**Your instructions:** Filter for the word "this" and keep each matching line.

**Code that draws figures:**
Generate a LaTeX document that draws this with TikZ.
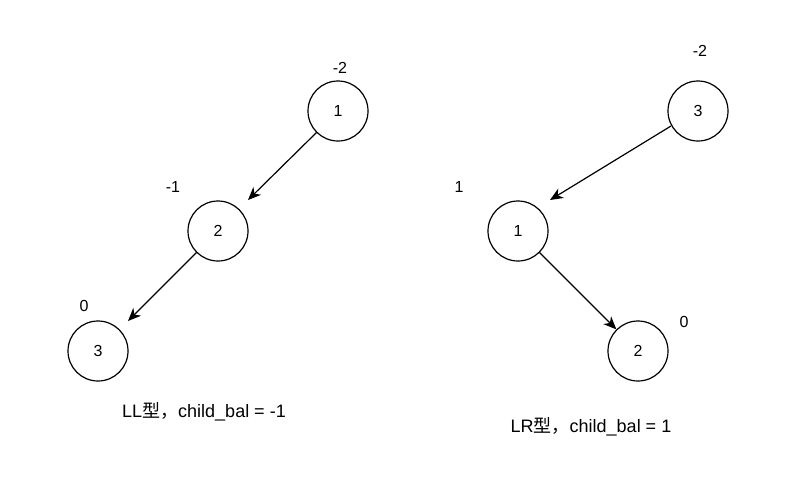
\documentclass[tikz,border=0pt]{standalone}
\usepackage{fontspec}
\setmainfont{Liberation Sans}
\newfontfamily\cjk{Noto Sans CJK SC}
\usetikzlibrary{arrows.meta}
\begin{document}
\begin{tikzpicture}[x=1pt,y=-1pt,
  treenode/.style={circle,draw,line width=1.2pt,minimum size=60pt,inner sep=0pt,font=\fontsize{16}{18}\selectfont},
  ballabel/.style={font=\fontsize{16}{18}\selectfont,inner sep=0pt},
  caption/.style={font=\fontsize{18}{20}\selectfont,inner sep=0pt},
  edge/.style={line width=1.2pt,-{Stealth[length=13pt,width=11pt,inset=4pt]}}]
\useasboundingbox[fill=white] (0,0) rectangle (785,483);
% LL case
\node[treenode] (a1) at (338,111) {1};
\node[treenode] (a2) at (218,231) {2};
\node[treenode] (a3) at (98,351) {3};
\node[ballabel] (b1) at (340,68) {-2};
\node[ballabel] (b2) at (173,187) {-1};
\node[ballabel] (b3) at (84,306) {0};
\coordinate (t1) at (248,200);
\coordinate (t2) at (128,321);
\draw[edge] (a1.225) -- (t1);
\draw[edge] (a2.225) -- (t2);
\node[caption] (c1) at (204,412) {LL{\cjk 型，}child\_bal = -1};
% LR case
\node[treenode] (r3) at (698,111) {3};
\node[treenode] (r1) at (518,231) {1};
\node[treenode] (r2) at (638,351) {2};
\node[ballabel] (q3) at (700,51) {-2};
\node[ballabel] (q1) at (459,187) {1};
\node[ballabel] (q2) at (684,322) {0};
\coordinate (t3) at (550,200);
\draw[edge] (r3) ++(-27,15) coordinate (s3) (s3) -- (t3);
\draw[edge] (r1.-45) -- (r2.135);
\node[caption] (c2) at (591,427) {LR{\cjk 型，}child\_bal = 1};
\end{tikzpicture}
\end{document}
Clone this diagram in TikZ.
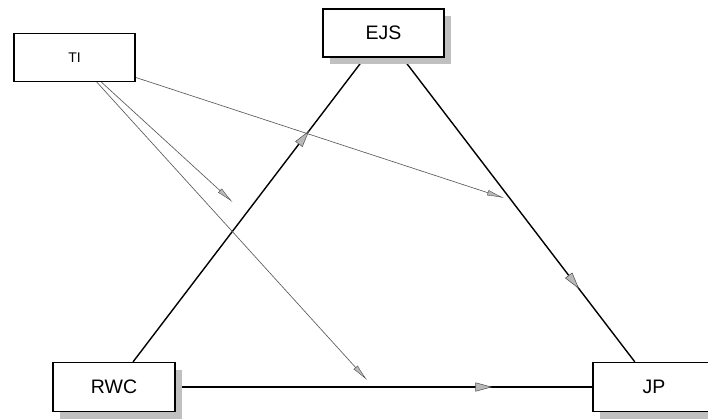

**Reply:**
Generate a LaTeX document that draws this with TikZ.
Clone this diagram in TikZ.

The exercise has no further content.